Bull case: Best validator list in gaming blockchain. Real games from real studios. Strong Japanese/Korean gaming connections. SBI Holdings backing. Solid technology. Down 90% from ATH with $50M market cap – potentially massively undervalued if any game catches mainstream attention. When SEGA and Bandai Namco are running your chain, that's not speculation – that's infrastructure.
Bear case: Token down 90% and could continue falling. Limited Western exchange access. Champions Tactics didn't break out. Competing with better-known chains like Immutable and Ronin. Asia focus means less Western speculation. Great partnerships haven't translated to token performance in 3+ years.
My take: Oasys is what serious gaming blockchain infrastructure looks like. The validator list alone is worth more than 99% of gaming tokens. Real games, real studios, real technology.
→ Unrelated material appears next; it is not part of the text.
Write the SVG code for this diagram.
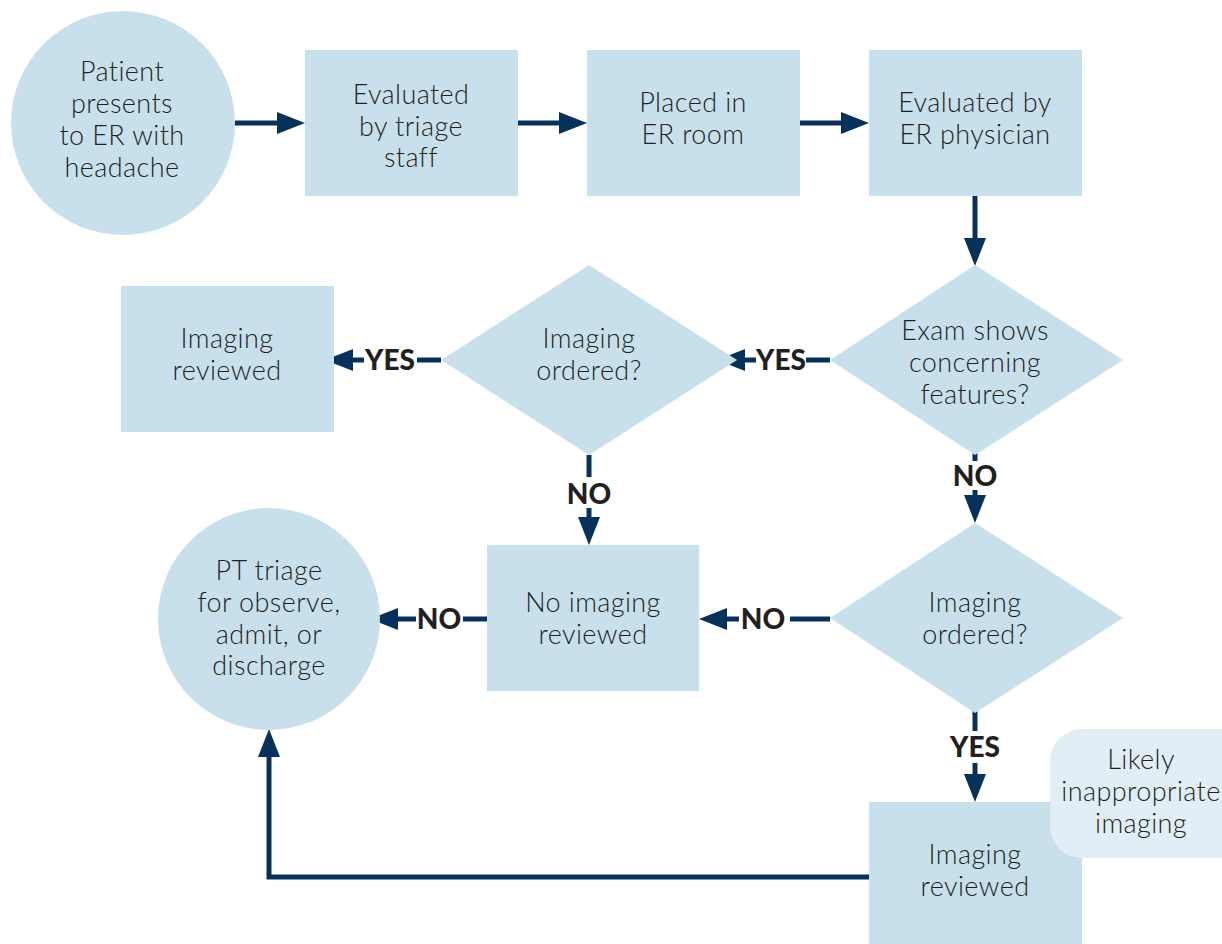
<svg xmlns="http://www.w3.org/2000/svg" width="1222" height="944" viewBox="0 0 1222 944">
<defs>
<style>
.node{fill:#c8e0ec;}
.callout{fill:#e1eef5;}
.t{font-family:Lato,"Open Sans",sans-serif;font-size:27px;font-weight:300;letter-spacing:0.4px;fill:#231f20;text-anchor:middle;}
.lbl{font-family:Lato,"Open Sans",sans-serif;font-size:28px;font-weight:900;fill:#231f20;text-anchor:middle;}
.ln{stroke:#06315a;stroke-width:5;fill:none;}
</style>
<marker id="ah" markerUnits="userSpaceOnUse" markerWidth="28" markerHeight="22" refX="0" refY="11" orient="auto" viewBox="0 0 28 22">
<path d="M0,0 L28,11 L0,22 z" fill="#06315a"/>
</marker>
</defs>
<rect width="1222" height="944" fill="#ffffff"/>

<g id="connectors">
<line class="ln" x1="235" y1="123" x2="277" y2="123" marker-end="url(#ah)"/>
<line class="ln" x1="518" y1="123" x2="559" y2="123" marker-end="url(#ah)"/>
<line class="ln" x1="800" y1="123" x2="841" y2="123" marker-end="url(#ah)"/>
<line class="ln" x1="975" y1="196" x2="975" y2="238" marker-end="url(#ah)"/>
<line class="ln" x1="830" y1="360" x2="806" y2="360"/>
<line class="ln" x1="756" y1="360" x2="745" y2="360" marker-end="url(#ah)"/>
<line class="ln" x1="441" y1="360" x2="417" y2="360"/>
<line class="ln" x1="364" y1="360" x2="353" y2="360" marker-end="url(#ah)"/>
<line class="ln" x1="589" y1="455" x2="589" y2="477"/>
<line class="ln" x1="589" y1="508" x2="589" y2="517" marker-end="url(#ah)"/>
<line class="ln" x1="975" y1="453" x2="975" y2="461"/>
<line class="ln" x1="975" y1="490" x2="975" y2="495" marker-end="url(#ah)"/>
<line class="ln" x1="830" y1="619" x2="790" y2="619"/>
<line class="ln" x1="739" y1="619" x2="727" y2="619" marker-end="url(#ah)"/>
<line class="ln" x1="487" y1="619" x2="463" y2="619"/>
<line class="ln" x1="416" y1="619" x2="398" y2="619" marker-end="url(#ah)"/>
<line class="ln" x1="975" y1="711" x2="975" y2="731"/>
<line class="ln" x1="975" y1="763" x2="975" y2="774" marker-end="url(#ah)"/>
<polyline class="ln" points="869,877 269,877 269,757" marker-end="url(#ah)"/>
<text class="lbl" x="781" y="370">YES</text>
<text class="lbl" x="390" y="370">YES</text>
<text class="lbl" x="589" y="504">NO</text>
<text class="lbl" x="975" y="486">NO</text>
<text class="lbl" x="763" y="629">NO</text>
<text class="lbl" x="439" y="629">NO</text>
<text class="lbl" x="975" y="757">YES</text>
</g>

<g id="n-start">
<circle class="node" cx="123" cy="123" r="112"/>
<text class="t" x="122" y="81">Patient</text>
<text class="t" x="122" y="113">presents</text>
<text class="t" x="122" y="145">to ER with</text>
<text class="t" x="122" y="177">headache</text>
</g>

<g id="n-triage">
<rect class="node" x="305" y="50" width="213" height="146"/>
<text class="t" x="411" y="104">Evaluated</text>
<text class="t" x="411" y="136">by triage</text>
<text class="t" x="411" y="167">staff</text>
</g>

<g id="n-room">
<rect class="node" x="587" y="50" width="213" height="146"/>
<text class="t" x="693" y="112">Placed in</text>
<text class="t" x="693" y="144">ER room</text>
</g>

<g id="n-physician">
<rect class="node" x="869" y="50" width="213" height="146"/>
<text class="t" x="975" y="112">Evaluated by</text>
<text class="t" x="975" y="144">ER physician</text>
</g>

<g id="n-exam">
<polygon class="node" points="975,265 1123,360 975,455 830,360"/>
<text class="t" x="975" y="340">Exam shows</text>
<text class="t" x="975" y="372">concerning</text>
<text class="t" x="975" y="404">features?</text>
</g>

<g id="n-ordered1">
<polygon class="node" points="589,265 737,360 589,455 441,360"/>
<text class="t" x="589" y="348">Imaging</text>
<text class="t" x="589" y="380">ordered?</text>
</g>

<g id="n-reviewed1">
<rect class="node" x="121" y="286" width="213" height="146"/>
<text class="t" x="227" y="348">Imaging</text>
<text class="t" x="227" y="380">reviewed</text>
</g>

<g id="n-noimaging">
<rect class="node" x="487" y="545" width="212" height="146"/>
<text class="t" x="593" y="612">No imaging</text>
<text class="t" x="593" y="644">reviewed</text>
</g>

<g id="n-ordered2">
<polygon class="node" points="975,523 1123,618 975,713 830,618"/>
<text class="t" x="975" y="612">Imaging</text>
<text class="t" x="975" y="644">ordered?</text>
</g>

<g id="n-pttriage">
<circle class="node" cx="269" cy="619" r="111"/>
<text class="t" x="269" y="580">PT triage</text>
<text class="t" x="269" y="612">for observe,</text>
<text class="t" x="269" y="644">admit, or</text>
<text class="t" x="269" y="675">discharge</text>
</g>

<g id="n-reviewed2">
<rect class="node" x="869" y="802" width="213" height="150"/>
<text class="t" x="975" y="864">Imaging</text>
<text class="t" x="975" y="896">reviewed</text>
</g>

<g id="n-likely">
<rect class="callout" x="1050" y="729" width="200" height="129" rx="32" ry="32"/>
<text class="t" x="1141" y="769">Likely</text>
<text class="t" x="1141" y="801">inappropriate</text>
<text class="t" x="1141" y="833">imaging</text>
</g>
</svg>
But the market hasn't cared. That's either a massive opportunity or a sign that validator prestige doesn't translate to token value.
At $50-60M market cap with SEGA, Bandai Namco, Ubisoft, and Square Enix as validators? Either spectacularly undervalued or proof that even the best partnerships can't overcome market indifference.
The Bottom Line
Oasys is the gaming blockchain that traditional gaming takes seriously.
No other chain has this level of actual game industry involvement. No other chain has Japanese gaming giants running validator nodes. No other chain has games from SEGA, Ubisoft, and Bandai Namco in active development.
And yet the token is down 90%.
This is either the most obvious asymmetric bet in gaming crypto – real games, real studios, real tech at a beaten-down price – or proof that even the most legitimate project can't overcome poor market timing and limited exchange access.
The infrastructure is there. The partnerships are there. The games are shipping. What's missing is the market giving a damn.
If you believe the gaming blockchain narrative will eventually play out and the market will recognize Oasys's unique position, current prices might look cheap in hindsight. If you think validator prestige doesn't matter and Western exchange access is everything, you'd stay away.
Either way, this is what serious blockchain gaming infrastructure looks like. Whether that matters for the token is the $50 million question.
This is not financial advice. Always DYOR.